Here, in an abundance of caution, Moore is granted leave to amend his claims against Sheriff Sposato, Nassau County and C.O. Daily in accordance with the guidance set forth above. Moore is cautioned that an amended complaint replaces the original complaint and therefore all of the factual allegations supporting each of his claims against each of the defendants must be included the amended complaint. The amended complaint must be clearly labeled "Amended Complaint", bear docket number 14-1217(JFB)(GRB), and be filed with the Court within thirty (30) days from the date of this Order. If Moore elects to file an amended complaint, he is advised that it should list specifically what injury he suffered, when and how it occurred and who was responsible for it. In pleading his failure to protect claim, Moore should include sufficient factual allegations to clarify who, if anyone, had notice of the risk of any claimed injury as well as when and how notice was given since conclusory allegations are not sufficient. See Iqbal, 556 U.S. at 678 (citing Twombly, 550 U.S. at 556-57, 570).

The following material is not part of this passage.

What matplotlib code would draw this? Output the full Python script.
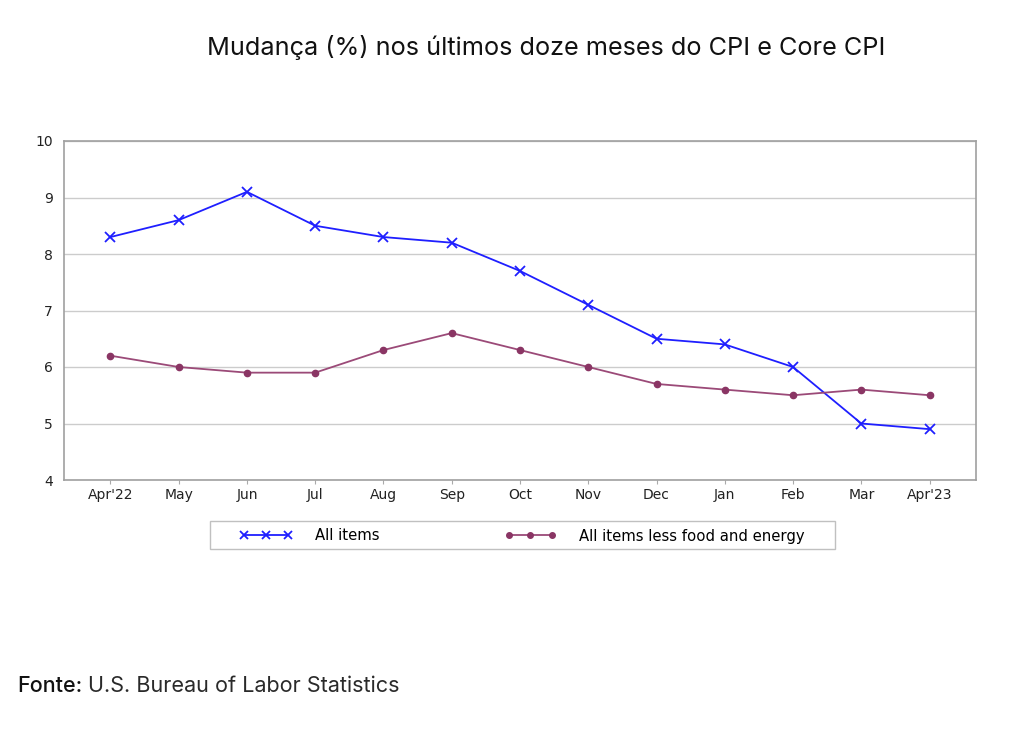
import matplotlib
matplotlib.use("Agg")
import matplotlib.pyplot as plt
from matplotlib.lines import Line2D
from matplotlib.patches import Rectangle

months = ["Apr'22", "May", "Jun", "Jul", "Aug", "Sep", "Oct", "Nov", "Dec", "Jan", "Feb", "Mar", "Apr'23"]
all_items = [8.3, 8.6, 9.1, 8.5, 8.3, 8.2, 7.7, 7.1, 6.5, 6.4, 6.0, 5.0, 4.9]
core = [6.2, 6.0, 5.9, 5.9, 6.3, 6.6, 6.3, 6.0, 5.7, 5.6, 5.5, 5.6, 5.5]
yticks = [4, 5, 6, 7, 8, 9, 10]
title = "Mudança (%) nos últimos doze meses do CPI e Core CPI"
label_all = "All items"
label_core = "All items less food and energy"
src_bold = "Fonte:"
src_rest = "U.S. Bureau of Labor Statistics"

blue = "#1f1fff"
plum = "#9b4a78"
W, H = 1024, 732

fig = plt.figure(figsize=(10.24, 7.32), dpi=100)
ax = fig.add_axes([64/W, 1-480/H, (976-64)/W, (480-141)/H])

x = list(range(len(months)))
ax.plot(x, all_items, color=blue, lw=1.3, marker="x", ms=7, mew=1.3, label=label_all)
ax.plot(x, core, color=plum, lw=1.3, marker="o", ms=4.5, mfc="#8a3564", mec="#8a3564", label=label_core)

ax.set_xlim(-0.68, 12.68)
ax.set_ylim(4, 10)
ax.set_yticks(yticks)
ax.set_xticks(x)
ax.set_xticklabels(months)
ax.tick_params(axis="y", length=0, labelsize=10, pad=8, colors="#222222")
ax.tick_params(axis="x", length=3, color="#aaaaaa", labelsize=10, pad=3, labelcolor="#222222")
ax.grid(axis="y", color="#cccccc", lw=1)
ax.set_axisbelow(True)
for s in ax.spines.values():
    s.set_color("#a0a0a0")
    s.set_linewidth(1.2)

FONT = "Inter"

def fit_text(xp, yp, s, target_w, ha="left", **kw):
    t = fig.text(xp/W, 1-yp/H, s, ha=ha, va="center", fontsize=15, family=FONT, **kw)
    fig.canvas.draw()
    w = t.get_window_extent().width
    t.set_fontsize(15*target_w/w)
    fig.canvas.draw()
    return t

fit_text(546, 47, title, 678, ha="center", color="#111111")

# legend frame
fig.add_artist(Rectangle((210/W, 1-549/H), 625/W, 28/H, transform=fig.transFigure,
                         facecolor="white", edgecolor="#c0c0c0", lw=1.0))
leg = fig.legend(handles=[Line2D([], [], color=blue, lw=1.3, marker="x", ms=6, mew=1.3),
                          Line2D([], [], color=plum, lw=1.3, marker="o", ms=4, mfc="#8a3564", mec="#8a3564")],
                 labels=[label_all, label_core],
                 loc="center left", bbox_to_anchor=(240/W, 1-536/H),
                 ncol=2, numpoints=3, handlelength=3.5,
                 prop={"family": "DejaVu Sans", "size": 10.7},
                 frameon=False, borderpad=0, borderaxespad=0,
                 handletextpad=1.55, columnspacing=8.4)

fit_text(17, 686, src_bold, 65, color="#111111", weight="medium")
fit_text(88, 686, src_rest, 312, color="#2a2a2a", weight="normal")

fig.savefig("out.png", dpi=100)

For the reasons set forth above, the first and second complaints are consolidated into Moore's first-filed case, 14-1217. Moore's Section 1983 claims against the Jail and the Sheriff's Dept. are sua sponte dismissed with prejudice pursuant to 28 U.S.C. §§ 1915(e)(2)(B)(ii), 1915A(b)(1). Moore's Section 1983 claims against the County, Sheriff Sposato, and C.O. Daily are sua sponte dismissed without prejudice pursuant to 28 U.S.C. § 1915(e)(2)(B)(ii), 1915A(b)(1) and with leave to file an amended complaint as set forth above within thirty (30) days from the date of this order. The Clerk of Court is further directed to mail a copy of this Order to Moore at his last known address.

The Court certifies pursuant to 28 U.S.C. § 1915(0(3) that any appeal from this Order would not be taken in good faith and therefore in forma pauperis status is denied for the purpose of any appeal. See Coppedge v. United States, 369 U.S. 438, 444-45, 82 S.Ct. 917, 8 L.Ed.2d 21 (1962).